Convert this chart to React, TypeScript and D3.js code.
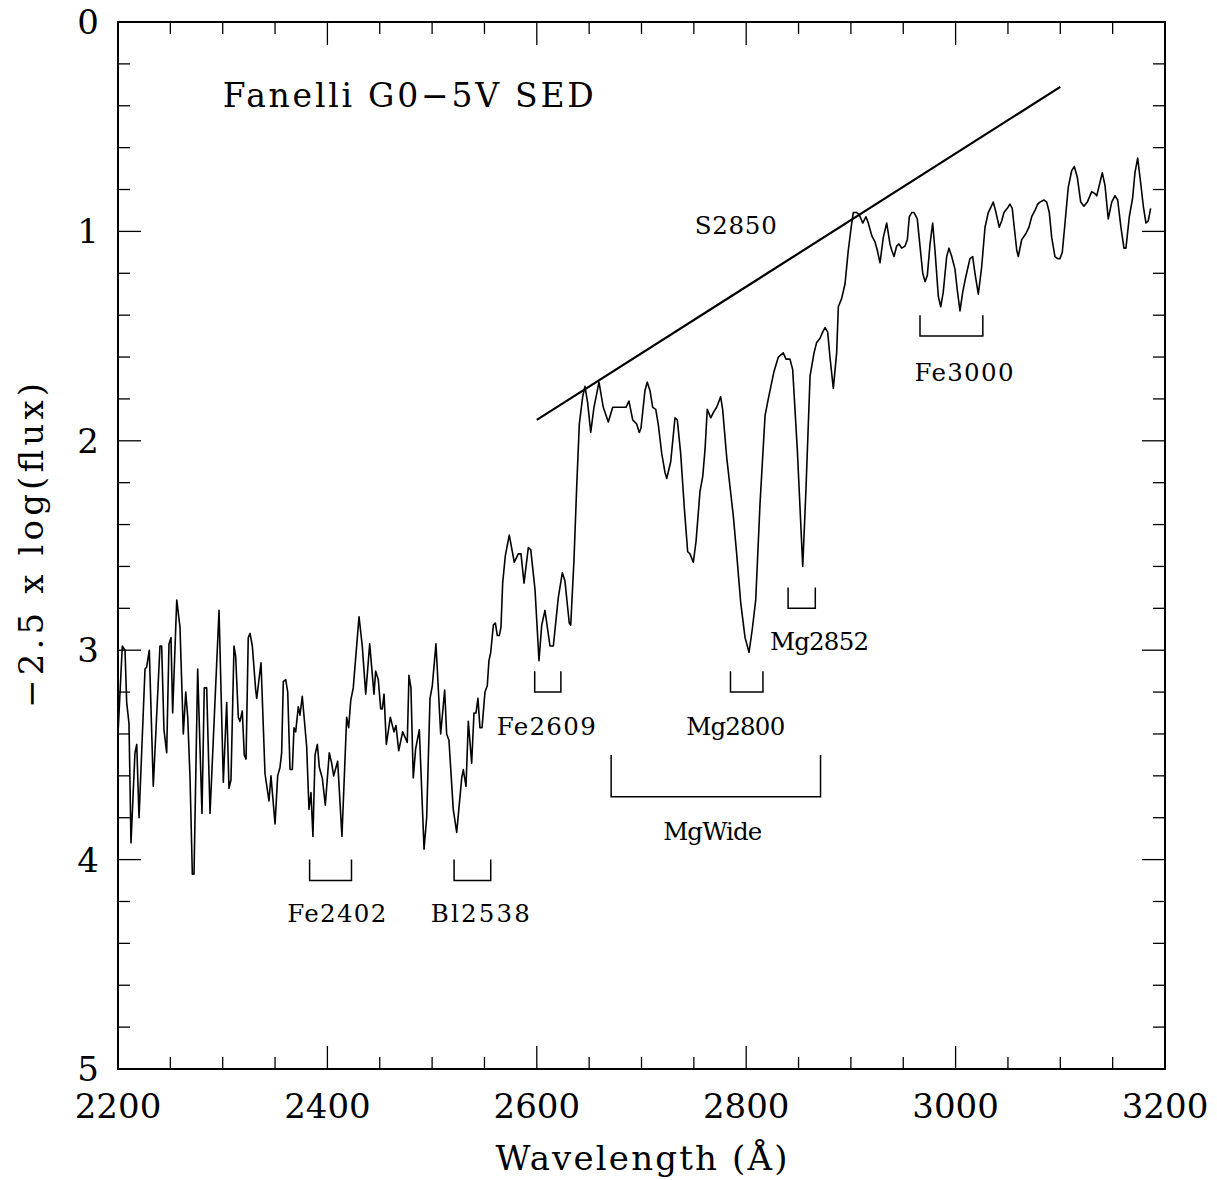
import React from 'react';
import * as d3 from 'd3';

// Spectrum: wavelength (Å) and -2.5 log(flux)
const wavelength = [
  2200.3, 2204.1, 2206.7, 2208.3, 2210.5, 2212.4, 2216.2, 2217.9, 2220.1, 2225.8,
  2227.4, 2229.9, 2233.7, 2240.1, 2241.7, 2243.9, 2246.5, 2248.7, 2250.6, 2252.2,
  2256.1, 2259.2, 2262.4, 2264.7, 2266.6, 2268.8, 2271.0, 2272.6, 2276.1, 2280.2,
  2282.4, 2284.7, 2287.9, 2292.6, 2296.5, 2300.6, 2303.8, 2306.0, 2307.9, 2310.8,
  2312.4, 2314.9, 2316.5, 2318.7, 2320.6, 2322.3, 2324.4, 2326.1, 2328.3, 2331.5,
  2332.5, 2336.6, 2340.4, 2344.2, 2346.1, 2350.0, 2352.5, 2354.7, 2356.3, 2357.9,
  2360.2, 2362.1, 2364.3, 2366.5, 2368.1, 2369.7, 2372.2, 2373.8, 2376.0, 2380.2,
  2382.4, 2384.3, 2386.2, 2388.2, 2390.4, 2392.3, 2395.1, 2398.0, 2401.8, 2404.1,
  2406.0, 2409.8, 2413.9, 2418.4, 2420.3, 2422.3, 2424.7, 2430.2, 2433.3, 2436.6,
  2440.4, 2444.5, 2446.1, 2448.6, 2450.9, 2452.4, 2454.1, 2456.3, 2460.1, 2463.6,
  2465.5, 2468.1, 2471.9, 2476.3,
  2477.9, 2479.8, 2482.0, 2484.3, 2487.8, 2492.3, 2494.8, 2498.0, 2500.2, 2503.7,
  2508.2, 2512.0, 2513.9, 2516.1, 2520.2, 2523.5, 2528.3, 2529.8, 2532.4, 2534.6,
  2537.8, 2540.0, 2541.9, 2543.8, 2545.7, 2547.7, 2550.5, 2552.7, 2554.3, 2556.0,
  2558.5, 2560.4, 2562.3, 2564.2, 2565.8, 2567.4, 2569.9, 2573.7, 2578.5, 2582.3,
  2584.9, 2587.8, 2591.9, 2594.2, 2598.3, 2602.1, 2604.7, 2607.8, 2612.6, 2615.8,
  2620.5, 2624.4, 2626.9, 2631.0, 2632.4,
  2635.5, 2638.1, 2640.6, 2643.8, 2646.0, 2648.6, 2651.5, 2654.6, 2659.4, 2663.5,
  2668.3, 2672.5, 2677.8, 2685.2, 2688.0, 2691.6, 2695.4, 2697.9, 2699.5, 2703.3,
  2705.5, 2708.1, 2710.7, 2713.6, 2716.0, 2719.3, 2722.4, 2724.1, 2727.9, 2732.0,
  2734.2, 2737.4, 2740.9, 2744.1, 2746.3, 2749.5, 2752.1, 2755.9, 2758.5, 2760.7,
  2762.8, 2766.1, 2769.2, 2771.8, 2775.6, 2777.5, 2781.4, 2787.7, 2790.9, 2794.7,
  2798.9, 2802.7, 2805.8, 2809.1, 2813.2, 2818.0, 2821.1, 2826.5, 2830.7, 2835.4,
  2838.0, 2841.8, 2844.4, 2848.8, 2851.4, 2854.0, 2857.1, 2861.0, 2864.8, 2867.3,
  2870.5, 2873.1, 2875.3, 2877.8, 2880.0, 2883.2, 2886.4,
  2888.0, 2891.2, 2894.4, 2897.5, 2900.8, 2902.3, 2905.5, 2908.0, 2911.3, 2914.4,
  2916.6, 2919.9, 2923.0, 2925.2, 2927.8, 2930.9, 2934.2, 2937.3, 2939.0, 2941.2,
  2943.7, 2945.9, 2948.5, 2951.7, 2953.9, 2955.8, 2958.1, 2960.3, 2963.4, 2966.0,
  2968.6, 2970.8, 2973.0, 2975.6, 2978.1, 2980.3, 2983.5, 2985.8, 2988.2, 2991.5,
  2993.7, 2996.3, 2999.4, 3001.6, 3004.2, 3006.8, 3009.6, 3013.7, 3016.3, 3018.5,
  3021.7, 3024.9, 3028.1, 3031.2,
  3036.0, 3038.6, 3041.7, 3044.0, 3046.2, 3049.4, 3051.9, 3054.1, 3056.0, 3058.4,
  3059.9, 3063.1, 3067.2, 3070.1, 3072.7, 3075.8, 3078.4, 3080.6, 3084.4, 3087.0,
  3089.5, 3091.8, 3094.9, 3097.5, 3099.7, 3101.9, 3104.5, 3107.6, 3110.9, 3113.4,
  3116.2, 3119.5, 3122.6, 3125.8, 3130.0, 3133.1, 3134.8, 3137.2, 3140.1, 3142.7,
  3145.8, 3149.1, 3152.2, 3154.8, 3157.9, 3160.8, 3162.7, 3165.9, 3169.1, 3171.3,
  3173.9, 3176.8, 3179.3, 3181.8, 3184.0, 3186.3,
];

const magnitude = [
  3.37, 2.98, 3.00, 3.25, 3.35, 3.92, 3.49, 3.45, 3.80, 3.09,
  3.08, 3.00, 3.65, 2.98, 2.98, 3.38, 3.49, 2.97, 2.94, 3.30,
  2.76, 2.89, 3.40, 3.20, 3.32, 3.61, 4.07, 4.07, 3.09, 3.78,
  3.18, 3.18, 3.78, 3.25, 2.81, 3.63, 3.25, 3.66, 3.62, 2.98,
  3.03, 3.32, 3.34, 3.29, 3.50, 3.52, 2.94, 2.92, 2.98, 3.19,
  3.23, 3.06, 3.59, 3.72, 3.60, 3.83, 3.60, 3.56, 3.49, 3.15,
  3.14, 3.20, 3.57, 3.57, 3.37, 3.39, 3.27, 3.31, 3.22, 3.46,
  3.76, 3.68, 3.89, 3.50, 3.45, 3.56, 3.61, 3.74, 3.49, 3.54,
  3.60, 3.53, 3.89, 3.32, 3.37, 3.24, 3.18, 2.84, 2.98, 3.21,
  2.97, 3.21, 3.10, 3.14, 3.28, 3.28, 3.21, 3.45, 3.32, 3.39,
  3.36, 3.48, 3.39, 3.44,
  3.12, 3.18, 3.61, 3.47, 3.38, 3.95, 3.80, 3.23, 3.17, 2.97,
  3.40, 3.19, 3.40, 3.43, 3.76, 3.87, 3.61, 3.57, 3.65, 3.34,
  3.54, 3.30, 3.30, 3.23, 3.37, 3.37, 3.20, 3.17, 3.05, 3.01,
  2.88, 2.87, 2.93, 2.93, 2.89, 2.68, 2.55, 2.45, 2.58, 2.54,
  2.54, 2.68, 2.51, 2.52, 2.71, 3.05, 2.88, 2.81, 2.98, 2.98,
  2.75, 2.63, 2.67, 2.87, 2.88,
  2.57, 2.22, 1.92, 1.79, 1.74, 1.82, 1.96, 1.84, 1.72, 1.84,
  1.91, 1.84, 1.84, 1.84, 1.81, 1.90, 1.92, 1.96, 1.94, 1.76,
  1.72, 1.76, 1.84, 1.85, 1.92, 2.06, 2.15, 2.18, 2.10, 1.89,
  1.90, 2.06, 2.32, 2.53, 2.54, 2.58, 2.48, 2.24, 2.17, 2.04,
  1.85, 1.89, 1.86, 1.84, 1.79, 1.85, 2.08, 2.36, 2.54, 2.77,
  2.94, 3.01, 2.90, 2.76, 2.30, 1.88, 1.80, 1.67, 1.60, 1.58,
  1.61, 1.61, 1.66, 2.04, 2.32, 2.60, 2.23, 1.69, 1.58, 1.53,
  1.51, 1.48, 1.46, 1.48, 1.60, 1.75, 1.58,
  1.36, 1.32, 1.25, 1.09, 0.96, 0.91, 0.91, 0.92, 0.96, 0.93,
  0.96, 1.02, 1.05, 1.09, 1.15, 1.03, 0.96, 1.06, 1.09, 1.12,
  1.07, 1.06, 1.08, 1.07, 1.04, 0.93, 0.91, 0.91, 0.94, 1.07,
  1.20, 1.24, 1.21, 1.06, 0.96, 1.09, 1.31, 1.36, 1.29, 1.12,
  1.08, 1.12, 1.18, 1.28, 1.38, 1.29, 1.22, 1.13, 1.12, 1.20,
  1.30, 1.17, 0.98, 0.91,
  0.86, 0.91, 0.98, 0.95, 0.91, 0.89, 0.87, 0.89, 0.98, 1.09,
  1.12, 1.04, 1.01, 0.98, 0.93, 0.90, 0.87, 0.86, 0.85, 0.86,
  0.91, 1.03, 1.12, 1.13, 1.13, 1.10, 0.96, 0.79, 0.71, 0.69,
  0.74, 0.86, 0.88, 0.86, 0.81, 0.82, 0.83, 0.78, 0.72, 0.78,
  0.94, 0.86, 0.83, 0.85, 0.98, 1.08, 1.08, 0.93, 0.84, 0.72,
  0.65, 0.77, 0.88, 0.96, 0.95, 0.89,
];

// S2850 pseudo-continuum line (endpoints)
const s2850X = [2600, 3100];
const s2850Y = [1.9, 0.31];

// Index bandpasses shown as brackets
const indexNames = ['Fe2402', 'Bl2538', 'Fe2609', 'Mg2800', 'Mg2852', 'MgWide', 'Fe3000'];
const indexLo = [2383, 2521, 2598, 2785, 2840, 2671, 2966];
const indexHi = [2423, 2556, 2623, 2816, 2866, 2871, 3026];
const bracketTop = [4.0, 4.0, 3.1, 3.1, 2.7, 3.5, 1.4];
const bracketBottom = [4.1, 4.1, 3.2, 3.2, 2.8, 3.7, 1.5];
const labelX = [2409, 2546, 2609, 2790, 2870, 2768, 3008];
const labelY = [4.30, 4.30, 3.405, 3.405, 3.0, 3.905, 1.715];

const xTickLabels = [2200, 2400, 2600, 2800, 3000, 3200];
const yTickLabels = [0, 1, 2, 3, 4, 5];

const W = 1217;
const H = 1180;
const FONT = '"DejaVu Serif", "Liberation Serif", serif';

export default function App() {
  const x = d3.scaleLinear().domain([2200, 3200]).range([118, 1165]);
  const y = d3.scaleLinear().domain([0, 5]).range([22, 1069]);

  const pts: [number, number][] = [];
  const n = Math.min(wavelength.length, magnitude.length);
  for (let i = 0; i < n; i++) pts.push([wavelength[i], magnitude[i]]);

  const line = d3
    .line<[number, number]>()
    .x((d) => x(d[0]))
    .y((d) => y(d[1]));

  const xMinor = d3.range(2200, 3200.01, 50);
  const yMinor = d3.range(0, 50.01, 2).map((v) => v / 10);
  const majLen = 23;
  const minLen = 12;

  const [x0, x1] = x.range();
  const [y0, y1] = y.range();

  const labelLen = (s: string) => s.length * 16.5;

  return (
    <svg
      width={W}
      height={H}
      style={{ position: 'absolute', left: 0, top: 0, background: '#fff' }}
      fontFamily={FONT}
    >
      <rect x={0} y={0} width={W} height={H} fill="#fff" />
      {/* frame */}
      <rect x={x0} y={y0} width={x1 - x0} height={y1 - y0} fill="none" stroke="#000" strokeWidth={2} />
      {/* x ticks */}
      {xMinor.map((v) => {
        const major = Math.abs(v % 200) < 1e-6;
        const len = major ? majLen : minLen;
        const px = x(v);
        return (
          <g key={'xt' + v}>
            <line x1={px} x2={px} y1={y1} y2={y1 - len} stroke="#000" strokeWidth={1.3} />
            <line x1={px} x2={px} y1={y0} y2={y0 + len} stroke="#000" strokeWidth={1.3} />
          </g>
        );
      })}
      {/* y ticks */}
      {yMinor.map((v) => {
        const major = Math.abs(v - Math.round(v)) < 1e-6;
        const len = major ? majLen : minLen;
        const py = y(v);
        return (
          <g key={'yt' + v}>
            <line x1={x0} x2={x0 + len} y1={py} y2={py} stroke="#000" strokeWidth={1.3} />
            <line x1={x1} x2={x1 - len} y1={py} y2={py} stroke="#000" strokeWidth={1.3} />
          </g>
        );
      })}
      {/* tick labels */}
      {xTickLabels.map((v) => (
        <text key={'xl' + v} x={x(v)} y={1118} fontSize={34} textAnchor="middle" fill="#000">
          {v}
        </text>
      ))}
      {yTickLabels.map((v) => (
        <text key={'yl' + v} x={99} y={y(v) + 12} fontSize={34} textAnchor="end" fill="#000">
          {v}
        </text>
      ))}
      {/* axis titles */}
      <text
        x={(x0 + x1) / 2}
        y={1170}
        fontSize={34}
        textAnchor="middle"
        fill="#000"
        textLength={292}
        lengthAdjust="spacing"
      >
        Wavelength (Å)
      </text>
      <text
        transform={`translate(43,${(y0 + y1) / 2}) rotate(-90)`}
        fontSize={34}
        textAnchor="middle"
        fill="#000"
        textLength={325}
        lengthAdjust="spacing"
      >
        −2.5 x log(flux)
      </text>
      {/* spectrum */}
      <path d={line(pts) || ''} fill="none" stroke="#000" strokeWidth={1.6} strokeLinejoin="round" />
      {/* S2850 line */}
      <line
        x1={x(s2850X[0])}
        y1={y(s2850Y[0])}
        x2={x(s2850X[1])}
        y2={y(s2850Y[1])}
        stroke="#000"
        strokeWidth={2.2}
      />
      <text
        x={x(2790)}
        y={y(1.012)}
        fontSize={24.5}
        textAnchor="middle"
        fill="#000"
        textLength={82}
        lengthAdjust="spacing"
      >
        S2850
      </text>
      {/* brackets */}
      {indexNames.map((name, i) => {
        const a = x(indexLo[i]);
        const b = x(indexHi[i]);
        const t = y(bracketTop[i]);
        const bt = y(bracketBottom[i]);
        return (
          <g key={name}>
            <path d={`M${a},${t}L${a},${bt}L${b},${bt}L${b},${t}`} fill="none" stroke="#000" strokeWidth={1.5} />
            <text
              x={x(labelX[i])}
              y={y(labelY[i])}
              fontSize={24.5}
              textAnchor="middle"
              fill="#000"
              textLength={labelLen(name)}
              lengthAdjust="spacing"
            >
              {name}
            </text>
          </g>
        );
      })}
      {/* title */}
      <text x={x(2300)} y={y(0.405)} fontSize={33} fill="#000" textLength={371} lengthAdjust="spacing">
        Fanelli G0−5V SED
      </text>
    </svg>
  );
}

> _Stated task_
Copy every line above that holds the word "React".

> _In response_
Convert this chart to React, TypeScript and D3.js code.
import React from 'react';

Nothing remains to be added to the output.